Start of Recorded information
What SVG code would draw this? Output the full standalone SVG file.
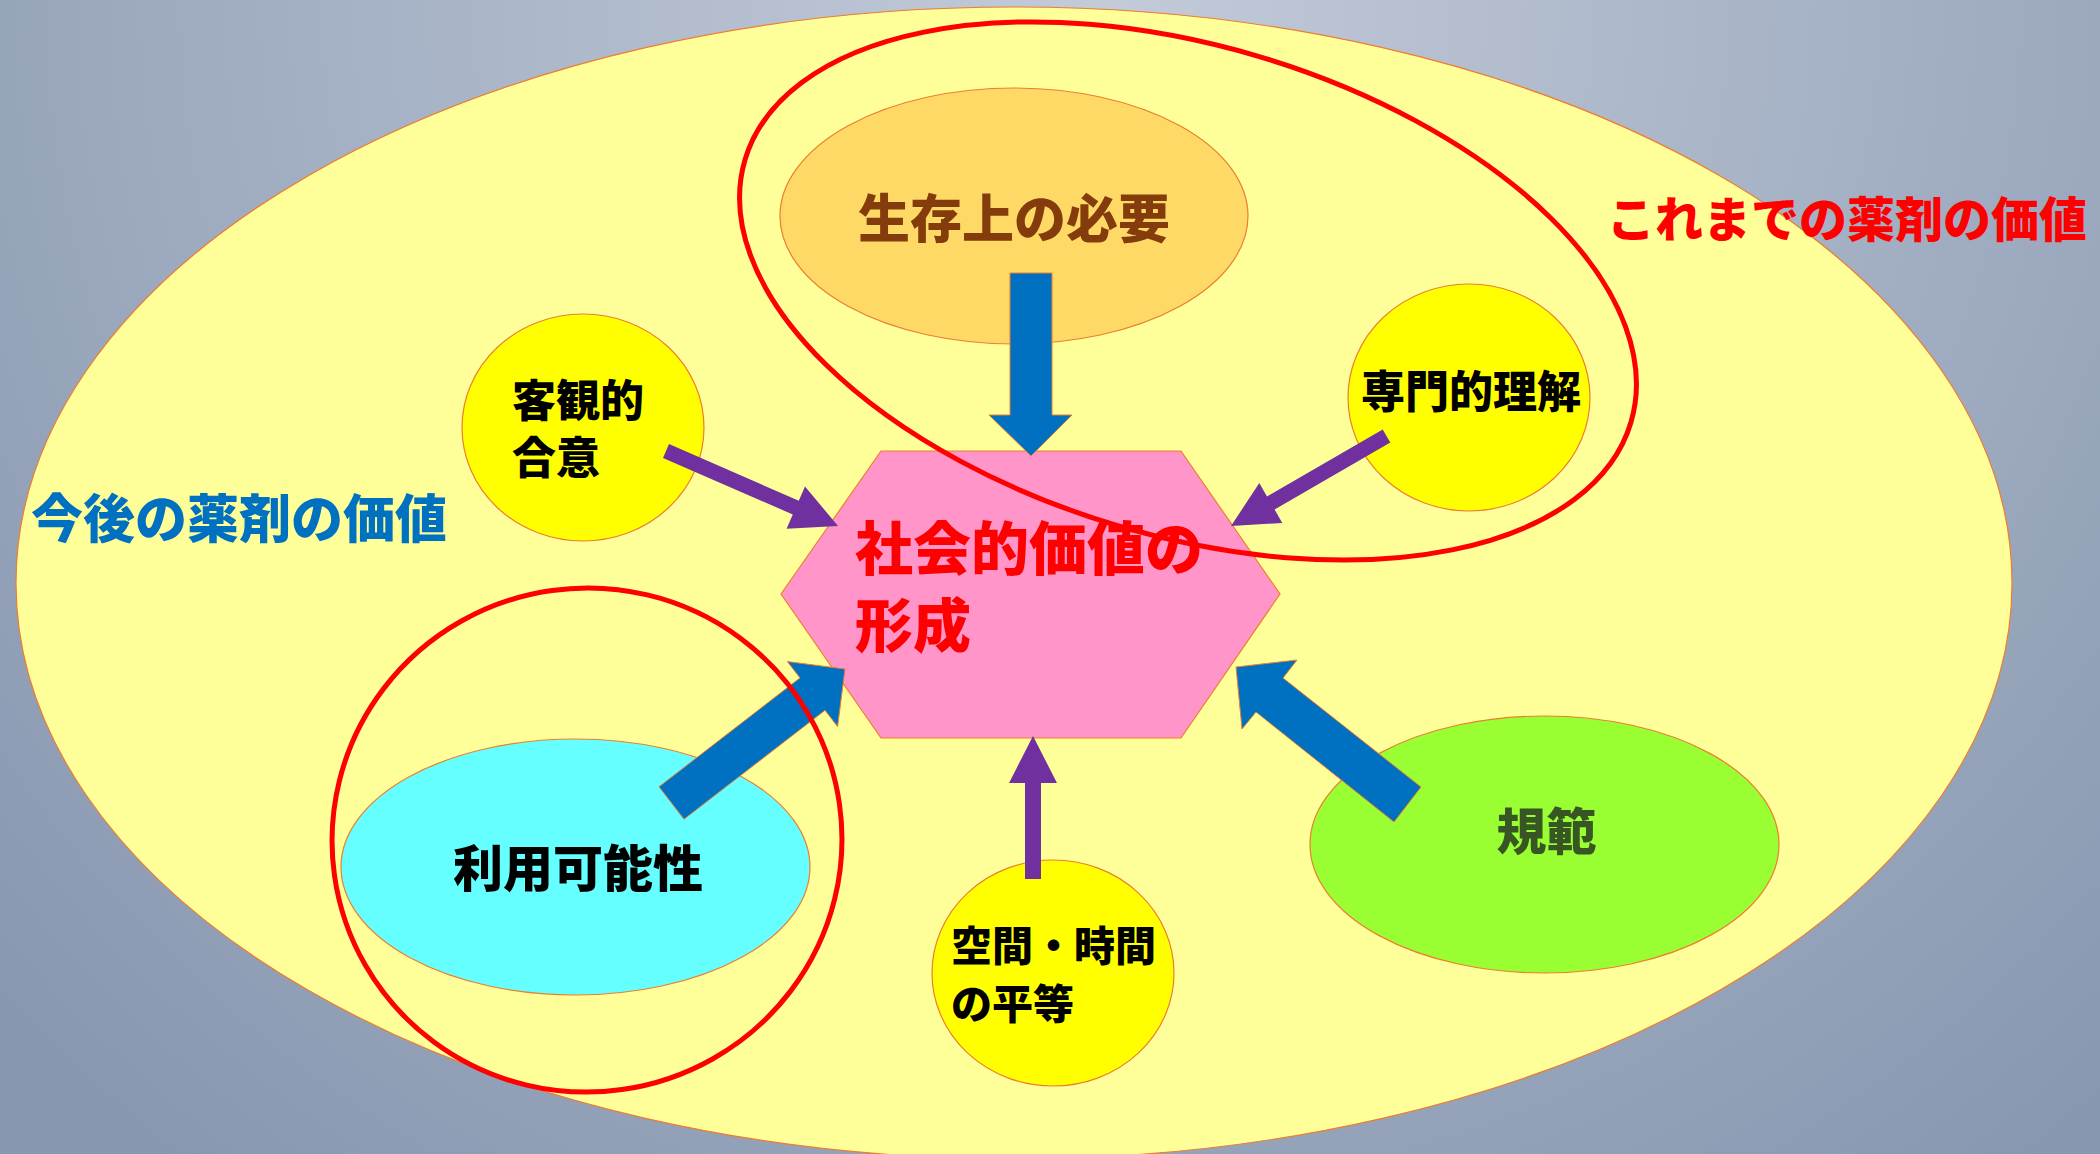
<svg xmlns="http://www.w3.org/2000/svg" width="2100" height="1154" viewBox="0 0 2100 1154">
  <defs>
    <radialGradient id="bg" cx="1100" cy="0" r="1500" gradientUnits="userSpaceOnUse">
      <stop offset="0" stop-color="#c3cbd9"/>
      <stop offset="1" stop-color="#8797b0"/>
    </radialGradient>
    <style>
      .shape { stroke: #ed7d31; stroke-width: 1.2; }
      .blue { fill: #0070c0; stroke: #ed7d31; stroke-width: 1; }
      .purple { fill: #7030a0; }
      .ring { fill: none; stroke: #ff0000; stroke-width: 5; }
      text { font-family: "Noto Sans CJK JP", "Noto Sans CJK SC", sans-serif; font-weight: 900; }
    </style>
  </defs>

  <rect x="0" y="0" width="2100" height="1154" fill="url(#bg)"/>

  <g id="future-value">
    <ellipse class="shape" cx="1014" cy="583" rx="998" ry="576" fill="#ffff99"/>
    <text x="31" y="538" font-size="52" fill="#0070c0">今後の薬剤の価値</text>
  </g>

  <g id="past-value-label">
    <text x="1607" y="237" font-size="48" fill="#ff0000">これまでの薬剤の価値</text>
  </g>

  <g id="survival">
    <ellipse class="shape" cx="1014" cy="216" rx="234" ry="128" fill="#ffd966"/>
    <text x="1014" y="238" font-size="52" fill="#843c0c" text-anchor="middle">生存上の必要</text>
  </g>

  <g id="consensus">
    <ellipse class="shape" cx="583" cy="427.5" rx="121" ry="113.5" fill="#ffff00"/>
    <text x="512" y="417" font-size="44" fill="#000000">客観的</text>
    <text x="512" y="474" font-size="44" fill="#000000">合意</text>
  </g>

  <g id="expertise">
    <ellipse class="shape" cx="1469" cy="397.5" rx="121" ry="113.5" fill="#ffff00"/>
    <text x="1471" y="408" font-size="44" fill="#000000" text-anchor="middle">専門的理解</text>
  </g>

  <g id="availability">
    <ellipse class="shape" cx="575.5" cy="867" rx="234.5" ry="128" fill="#66ffff"/>
    <text x="578" y="887" font-size="50" fill="#000000" text-anchor="middle">利用可能性</text>
  </g>

  <g id="equality">
    <ellipse class="shape" cx="1053" cy="973" rx="121" ry="113" fill="#ffff00"/>
    <text x="951" y="961" font-size="41" fill="#000000">空間・時間</text>
    <text x="951" y="1019" font-size="41" fill="#000000">の平等</text>
  </g>

  <g id="norms">
    <ellipse class="shape" cx="1544.5" cy="844.5" rx="234.5" ry="128.5" fill="#99ff33"/>
    <text x="1546.5" y="850" font-size="50" fill="#375623" text-anchor="middle">規範</text>
  </g>

  <g id="social-value">
    <polygon class="shape" points="781,594 881,451 1181,451 1280,594 1181,738 881,738" fill="#ff95c9"/>
    <text x="855" y="570" font-size="58" fill="#ff0000">社会的価値の</text>
    <text x="855" y="647" font-size="58" fill="#ff0000">形成</text>
  </g>

  <g id="connectors">
    <polygon class="blue" points="1010,273 1052,273 1052,415 1072,415 1031,456 989,415 1010,415"/>
    <polygon class="purple" points="669,444.1 798.8,500.7 805,486.5 838,526 786.6,528.7 792.8,514.5 663,457.9"/>
    <polygon class="purple" points="1382.7,429.5 1267,496.5 1259.3,483.1 1231,526 1282.3,522.9 1274.6,509.5 1390.3,442.5"/>
    <polygon class="purple" points="1025,879 1025,783 1009,783 1033,736 1057,783 1041,783 1041,879"/>
    <polygon class="blue" points="659,786.8 800,677.9 787.4,661.6 845,669 837.6,726.6 825,710.3 684,819.2"/>
    <polygon class="blue" points="1421,787 1283,678 1297,660 1236,667 1242,729 1256,712 1394,822"/>
  </g>

  <g id="highlights">
    <ellipse class="ring" cx="1188" cy="291" rx="462" ry="245" transform="rotate(16.5 1188 291)"/>
    <ellipse class="ring" cx="587" cy="840" rx="255" ry="252" transform="rotate(-8 587 840)"/>
  </g>
</svg>
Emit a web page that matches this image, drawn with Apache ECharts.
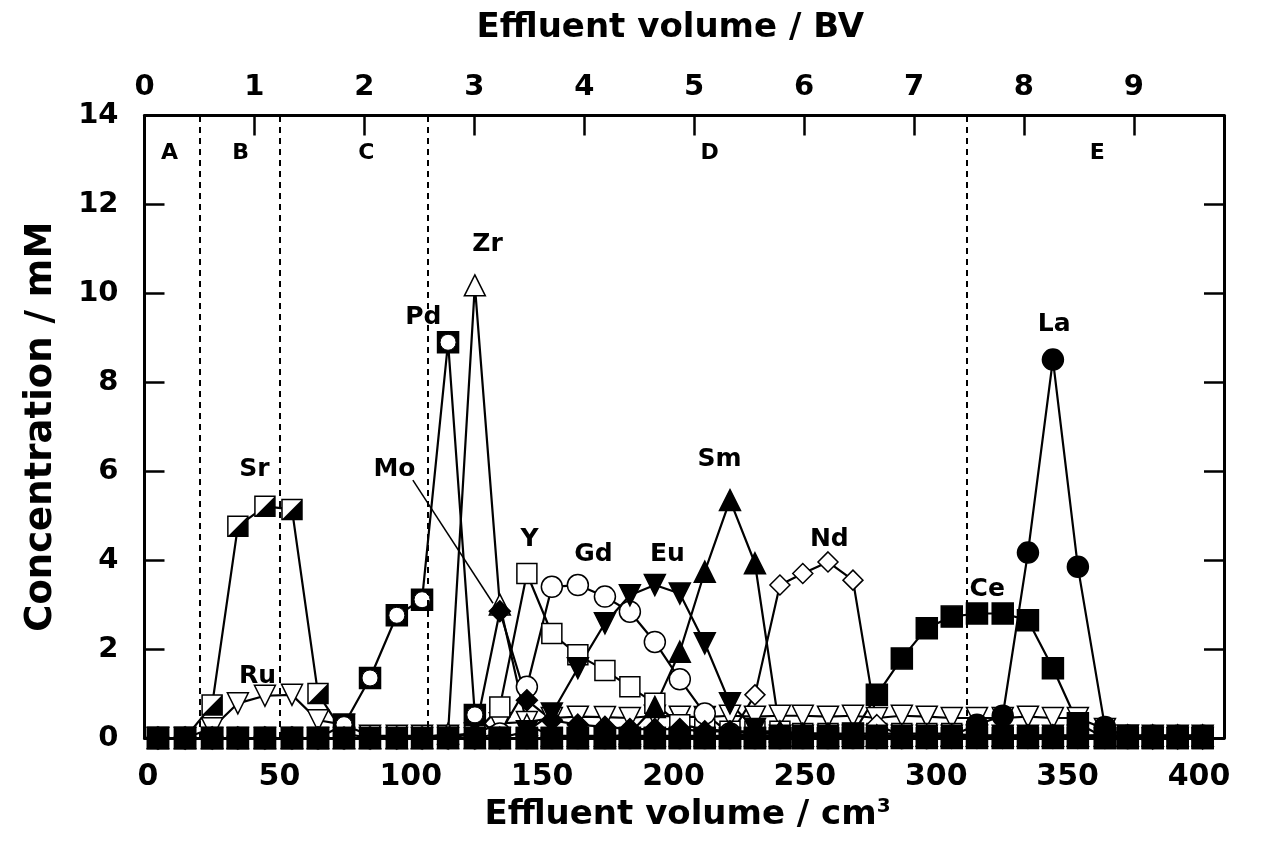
End of Recorded information
The exercise. Find the lines above that contain the word "this" and collect them.

Answer to the task.
What SVG code would draw this? Output the full standalone SVG file.
Emit a web page that matches this image, drawn with Apache ECharts.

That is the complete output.